As for the DMK, the CPI chief said on many issues, it differed with the NDA. Sounding impatient, Mr. Bardhan asked how much time the DMK leader, M. Karunanidhi, was going to take to consider the question (of leaving the NDA).

"It is time for him to take the final crunch and I would like him to respond to his conscience".

However, he made it clear that his party would have a formal understanding with the DMK only when the latter came out of the NDA. Nevertheless, on the issues concerning the public such as the recent power tariff hike and the withdrawal of free power supply to farmers, "there is no objection to campaign jointly when the views of the DMK are similar to ours".

`Snap ties'

Asked whether he wanted other NDA constituents from Tamil Nadu to quit, he replied in the affirmative.

On the Centre filing an affidavit in the Supreme Court justifying the arrest of the MDMK leader, Vaiko, under the Prevention of Terrorism Act, Mr. Bardhan wondered how could such a submission be made by "small clerks or junior legal officers" without an approval from the top brass of the administration. The Government decided to file another affidavit only after parties such as the DMK and the MDMK protested.

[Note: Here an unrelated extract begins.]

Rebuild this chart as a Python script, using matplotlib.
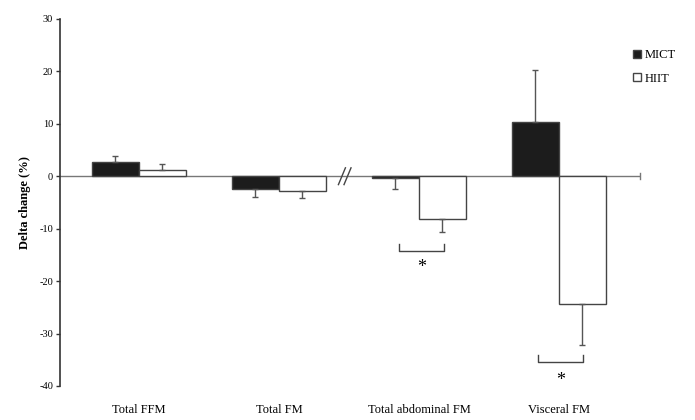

The Centre's action reinforced his party's consistent stand that POTA would be used as an instrument for attacking political rivals. "There is no doubt that the POTA should go", he said, adding that already, there were enough laws to take action against those who actually indulged in terrorism.

Anti-BJP campaign

The CPI leader said his party would begin on Tuesday a month-long Bharat Jana Jagaran Yatra, a campaign against "fascist and communal" policies of the BJP and the Sangh Parivar as also against privatisation and globalisation.

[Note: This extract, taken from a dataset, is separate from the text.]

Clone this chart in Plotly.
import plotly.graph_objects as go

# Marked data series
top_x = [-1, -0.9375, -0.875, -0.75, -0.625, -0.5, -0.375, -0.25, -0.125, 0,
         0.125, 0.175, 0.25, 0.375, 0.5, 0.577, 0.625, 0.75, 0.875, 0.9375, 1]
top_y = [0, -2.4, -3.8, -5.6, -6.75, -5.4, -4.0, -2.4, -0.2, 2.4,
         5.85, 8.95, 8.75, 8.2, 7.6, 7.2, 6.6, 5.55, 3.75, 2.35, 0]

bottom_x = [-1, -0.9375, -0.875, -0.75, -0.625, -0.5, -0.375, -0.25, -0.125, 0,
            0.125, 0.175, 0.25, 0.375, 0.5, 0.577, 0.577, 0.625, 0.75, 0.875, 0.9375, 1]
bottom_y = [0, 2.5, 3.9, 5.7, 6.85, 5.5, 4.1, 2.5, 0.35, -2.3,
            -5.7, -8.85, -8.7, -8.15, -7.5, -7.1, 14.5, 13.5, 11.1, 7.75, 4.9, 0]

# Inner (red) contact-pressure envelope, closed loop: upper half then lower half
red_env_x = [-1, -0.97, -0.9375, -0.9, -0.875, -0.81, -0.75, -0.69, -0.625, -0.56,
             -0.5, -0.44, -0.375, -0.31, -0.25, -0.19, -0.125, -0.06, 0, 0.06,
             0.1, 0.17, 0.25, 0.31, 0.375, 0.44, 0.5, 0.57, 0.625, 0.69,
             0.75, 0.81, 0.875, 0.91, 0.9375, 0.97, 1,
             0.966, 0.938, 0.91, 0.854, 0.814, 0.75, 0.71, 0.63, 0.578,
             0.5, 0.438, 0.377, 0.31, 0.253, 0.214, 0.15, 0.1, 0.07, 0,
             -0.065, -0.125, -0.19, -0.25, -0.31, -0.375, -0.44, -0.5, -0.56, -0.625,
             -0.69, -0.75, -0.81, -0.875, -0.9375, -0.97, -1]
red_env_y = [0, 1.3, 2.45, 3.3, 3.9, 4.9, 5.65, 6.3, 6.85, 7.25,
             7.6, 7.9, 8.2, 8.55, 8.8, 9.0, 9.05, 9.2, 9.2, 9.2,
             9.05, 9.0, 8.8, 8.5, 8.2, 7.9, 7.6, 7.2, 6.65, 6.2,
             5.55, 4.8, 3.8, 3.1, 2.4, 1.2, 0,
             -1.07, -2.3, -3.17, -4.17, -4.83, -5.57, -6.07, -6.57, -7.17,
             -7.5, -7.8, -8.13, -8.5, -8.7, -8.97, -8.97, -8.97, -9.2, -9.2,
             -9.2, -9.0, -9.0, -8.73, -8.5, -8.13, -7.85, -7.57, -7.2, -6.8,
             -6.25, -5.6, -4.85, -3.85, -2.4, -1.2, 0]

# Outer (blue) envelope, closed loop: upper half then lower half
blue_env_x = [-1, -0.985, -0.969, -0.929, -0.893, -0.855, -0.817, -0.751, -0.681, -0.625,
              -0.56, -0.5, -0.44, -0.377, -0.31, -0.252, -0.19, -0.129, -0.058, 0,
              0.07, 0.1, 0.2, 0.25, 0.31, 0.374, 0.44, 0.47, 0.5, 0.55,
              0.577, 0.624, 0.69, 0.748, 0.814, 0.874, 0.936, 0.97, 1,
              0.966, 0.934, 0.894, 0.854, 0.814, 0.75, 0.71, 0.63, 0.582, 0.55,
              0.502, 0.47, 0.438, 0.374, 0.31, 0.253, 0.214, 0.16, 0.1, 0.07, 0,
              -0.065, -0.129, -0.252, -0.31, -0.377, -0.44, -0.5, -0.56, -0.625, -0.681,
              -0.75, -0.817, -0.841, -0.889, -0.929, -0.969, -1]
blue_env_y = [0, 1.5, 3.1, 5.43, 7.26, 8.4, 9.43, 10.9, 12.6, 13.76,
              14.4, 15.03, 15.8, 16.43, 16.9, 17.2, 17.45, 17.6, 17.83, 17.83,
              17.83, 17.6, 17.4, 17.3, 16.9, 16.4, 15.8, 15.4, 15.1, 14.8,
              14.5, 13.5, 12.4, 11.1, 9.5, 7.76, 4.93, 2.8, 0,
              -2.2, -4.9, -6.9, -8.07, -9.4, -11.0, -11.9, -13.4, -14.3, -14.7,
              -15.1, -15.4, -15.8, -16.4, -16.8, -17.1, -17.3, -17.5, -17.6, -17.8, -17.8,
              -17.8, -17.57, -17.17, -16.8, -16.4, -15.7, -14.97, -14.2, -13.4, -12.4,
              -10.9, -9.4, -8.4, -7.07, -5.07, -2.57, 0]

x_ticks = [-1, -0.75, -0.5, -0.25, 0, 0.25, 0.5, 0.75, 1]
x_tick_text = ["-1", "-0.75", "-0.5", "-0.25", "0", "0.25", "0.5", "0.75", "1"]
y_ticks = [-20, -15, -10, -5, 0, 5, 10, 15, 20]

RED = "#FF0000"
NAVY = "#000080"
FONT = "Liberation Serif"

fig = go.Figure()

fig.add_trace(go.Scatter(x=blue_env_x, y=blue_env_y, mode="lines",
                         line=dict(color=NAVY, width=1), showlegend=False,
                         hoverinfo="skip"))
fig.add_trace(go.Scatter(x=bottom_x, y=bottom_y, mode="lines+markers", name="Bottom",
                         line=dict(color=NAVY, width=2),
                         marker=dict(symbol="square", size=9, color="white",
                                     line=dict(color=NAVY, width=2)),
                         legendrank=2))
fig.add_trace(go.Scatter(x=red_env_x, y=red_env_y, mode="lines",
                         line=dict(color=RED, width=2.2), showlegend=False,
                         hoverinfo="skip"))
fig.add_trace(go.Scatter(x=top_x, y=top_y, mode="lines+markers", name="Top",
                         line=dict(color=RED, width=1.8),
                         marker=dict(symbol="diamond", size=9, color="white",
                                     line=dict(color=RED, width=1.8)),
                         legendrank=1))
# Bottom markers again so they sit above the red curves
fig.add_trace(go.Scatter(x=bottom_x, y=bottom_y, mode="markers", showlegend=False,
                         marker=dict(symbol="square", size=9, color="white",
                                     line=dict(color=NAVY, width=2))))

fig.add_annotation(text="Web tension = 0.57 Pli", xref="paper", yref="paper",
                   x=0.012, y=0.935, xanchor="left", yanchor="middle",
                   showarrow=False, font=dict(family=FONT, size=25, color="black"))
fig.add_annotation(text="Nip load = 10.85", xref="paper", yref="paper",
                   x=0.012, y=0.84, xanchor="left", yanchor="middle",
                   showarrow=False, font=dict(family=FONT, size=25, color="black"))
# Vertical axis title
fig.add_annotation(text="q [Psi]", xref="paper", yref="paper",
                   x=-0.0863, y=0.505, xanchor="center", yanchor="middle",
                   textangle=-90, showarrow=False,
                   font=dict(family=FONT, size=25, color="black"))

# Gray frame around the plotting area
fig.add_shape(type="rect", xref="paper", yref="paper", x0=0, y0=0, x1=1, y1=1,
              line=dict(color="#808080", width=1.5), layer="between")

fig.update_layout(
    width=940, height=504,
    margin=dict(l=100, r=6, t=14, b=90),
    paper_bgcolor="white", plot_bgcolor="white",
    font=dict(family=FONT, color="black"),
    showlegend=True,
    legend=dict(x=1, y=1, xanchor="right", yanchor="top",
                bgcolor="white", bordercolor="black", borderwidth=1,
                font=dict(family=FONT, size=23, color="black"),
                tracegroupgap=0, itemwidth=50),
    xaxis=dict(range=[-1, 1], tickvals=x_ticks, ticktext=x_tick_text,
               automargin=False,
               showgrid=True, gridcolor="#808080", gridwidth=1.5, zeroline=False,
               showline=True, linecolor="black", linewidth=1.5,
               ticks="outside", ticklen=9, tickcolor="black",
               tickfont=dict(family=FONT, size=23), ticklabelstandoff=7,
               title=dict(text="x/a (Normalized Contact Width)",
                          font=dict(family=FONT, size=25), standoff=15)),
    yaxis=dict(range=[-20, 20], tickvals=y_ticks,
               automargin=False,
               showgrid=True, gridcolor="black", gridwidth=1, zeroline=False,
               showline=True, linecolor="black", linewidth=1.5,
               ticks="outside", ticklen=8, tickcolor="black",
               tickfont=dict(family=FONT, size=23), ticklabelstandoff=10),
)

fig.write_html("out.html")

Referring to the BJP adopting a resolution, at its national executive meeting last week, demanding an "immediate end" to the war in Iraq, Mr. Bardhan said this seemed to be the ruling party's "familiar method of talking in two tongues", though the BJP-led Government did not come out forthrightly against the U.S. - U.K aggression. If the BJP really meant it, "let it bring a resolution in Parliament (on the same lines)".